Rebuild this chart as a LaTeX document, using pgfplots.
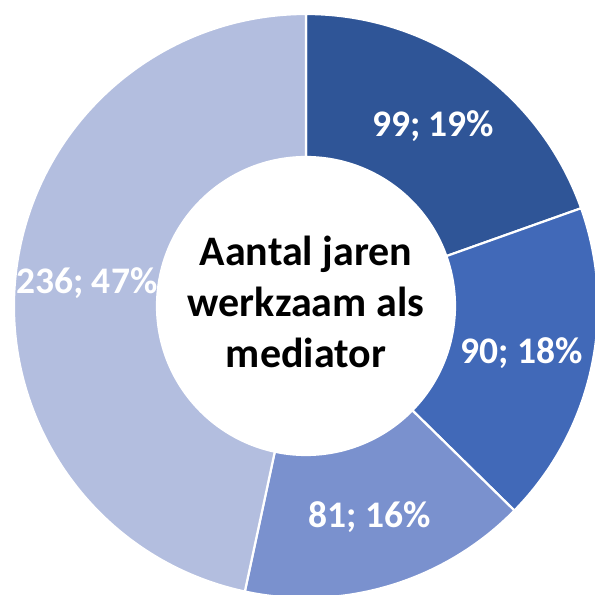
\documentclass[border=0pt]{standalone}
\usepackage{pgfplots}
\usepackage{pgfplotstable}
\pgfplotsset{compat=1.18}
\usepackage{fontspec}
\setmainfont{Carlito}
\definecolor{c1}{HTML}{2F5597}
\definecolor{c2}{HTML}{4169B8}
\definecolor{c3}{HTML}{7A91CE}
\definecolor{c4}{HTML}{B3BEDF}
\pgfplotstableread{
val pct col
99 19 c1
90 18 c2
81 16 c3
236 47 c4
}\slices
\begin{document}
\begin{tikzpicture}
\begin{axis}[x=1pt,y=1pt,xmin=0,xmax=595,ymin=0,ymax=595,hide axis,clip=true]
\coordinate (ll) at (rel axis cs:0,0);
\coordinate (ur) at (rel axis cs:1,1);
\pgfplotsextra{%
  \xdef\total{0}%
  \pgfplotstableforeachcolumnelement{val}\of\slices\as\vv{%
    \pgfmathsetmacro\tmp{\total+\vv}\xdef\total{\tmp}}%
  \xdef\cum{0}%
  \begin{scope}[shift={(axis cs:306,289)}]
  \foreach \i in {0,...,3}{%
    \pgfplotstablegetelem{\i}{val}\of\slices \let\vv\pgfplotsretval
    \pgfplotstablegetelem{\i}{pct}\of\slices \let\pp\pgfplotsretval
    \pgfplotstablegetelem{\i}{col}\of\slices \let\colname\pgfplotsretval
    \pgfmathsetmacro\aS{90-\cum/\total*360}%
    \pgfmathsetmacro\aE{90-(\cum+\vv)/\total*360}%
    \pgfmathsetmacro\aM{(\aS+\aE)/2}%
    \pgfmathsetmacro\newcum{\cum+\vv}\xdef\cum{\newcum}%
    \filldraw[fill=\colname,draw=white,line width=2.2pt,line join=round]
      (\aS:292pt) arc[start angle=\aS,end angle=\aE,radius=292pt]
      -- (\aE:149pt) arc[start angle=\aE,end angle=\aS,radius=149pt] -- cycle;
    \node[text=white,font=\bfseries\fontsize{37.5}{42}\selectfont] at (\aM:220.5pt) {\vv; \pp\%};
  }
  \end{scope}
}
\node[align=center,font=\bfseries\fontsize{42}{51}\selectfont,text=black] at (axis cs:306,293) {Aantal jaren\\werkzaam als\\mediator};
\end{axis}
\pgfresetboundingbox
\useasboundingbox (ll) rectangle (ur);
\end{tikzpicture}
\end{document}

**What you should do**. Copy all the data exactly as written, but skip any picture.

**Result of this exercise**.
Rebuild this chart as a LaTeX document, using pgfplots.
\documentclass[border=0pt]{standalone}
\usepackage{pgfplots}
\usepackage{pgfplotstable}
\pgfplotsset{compat=1.18}
\usepackage{fontspec}
\setmainfont{Carlito}
\definecolor{c1}{HTML}{2F5597}
\definecolor{c2}{HTML}{4169B8}
\definecolor{c3}{HTML}{7A91CE}
\definecolor{c4}{HTML}{B3BEDF}
\pgfplotstableread{
val pct col
99 19 c1
90 18 c2
81 16 c3
236 47 c4
}\slices
\begin{document}
\begin{tikzpicture}
\begin{axis}[x=1pt,y=1pt,xmin=0,xmax=595,ymin=0,ymax=595,hide axis,clip=true]
\coordinate (ll) at (rel axis cs:0,0);
\coordinate (ur) at (rel axis cs:1,1);
\pgfplotsextra{%
  \xdef\total{0}%
  \pgfplotstableforeachcolumnelement{val}\of\slices\as\vv{%
    \pgfmathsetmacro\tmp{\total+\vv}\xdef\total{\tmp}}%
  \xdef\cum{0}%
  \begin{scope}[shift={(axis cs:306,289)}]
  \foreach \i in {0,...,3}{%
    \pgfplotstablegetelem{\i}{val}\of\slices \let\vv\pgfplotsretval
    \pgfplotstablegetelem{\i}{pct}\of\slices \let\pp\pgfplotsretval
    \pgfplotstablegetelem{\i}{col}\of\slices \let\colname\pgfplotsretval
    \pgfmathsetmacro\aS{90-\cum/\total*360}%
    \pgfmathsetmacro\aE{90-(\cum+\vv)/\total*360}%
    \pgfmathsetmacro\aM{(\aS+\aE)/2}%
    \pgfmathsetmacro\newcum{\cum+\vv}\xdef\cum{\newcum}%
    \filldraw[fill=\colname,draw=white,line width=2.2pt,line join=round]
      (\aS:292pt) arc[start angle=\aS,end angle=\aE,radius=292pt]
      -- (\aE:149pt) arc[start angle=\aE,end angle=\aS,radius=149pt] -- cycle;
    \node[text=white,font=\bfseries\fontsize{37.5}{42}\selectfont] at (\aM:220.5pt) {\vv; \pp\%};
  }
  \end{scope}
}
\node[align=center,font=\bfseries\fontsize{42}{51}\selectfont,text=black] at (axis cs:306,293) {Aantal jaren\\werkzaam als\\mediator};
\end{axis}
\pgfresetboundingbox
\useasboundingbox (ll) rectangle (ur);
\end{tikzpicture}
\end{document}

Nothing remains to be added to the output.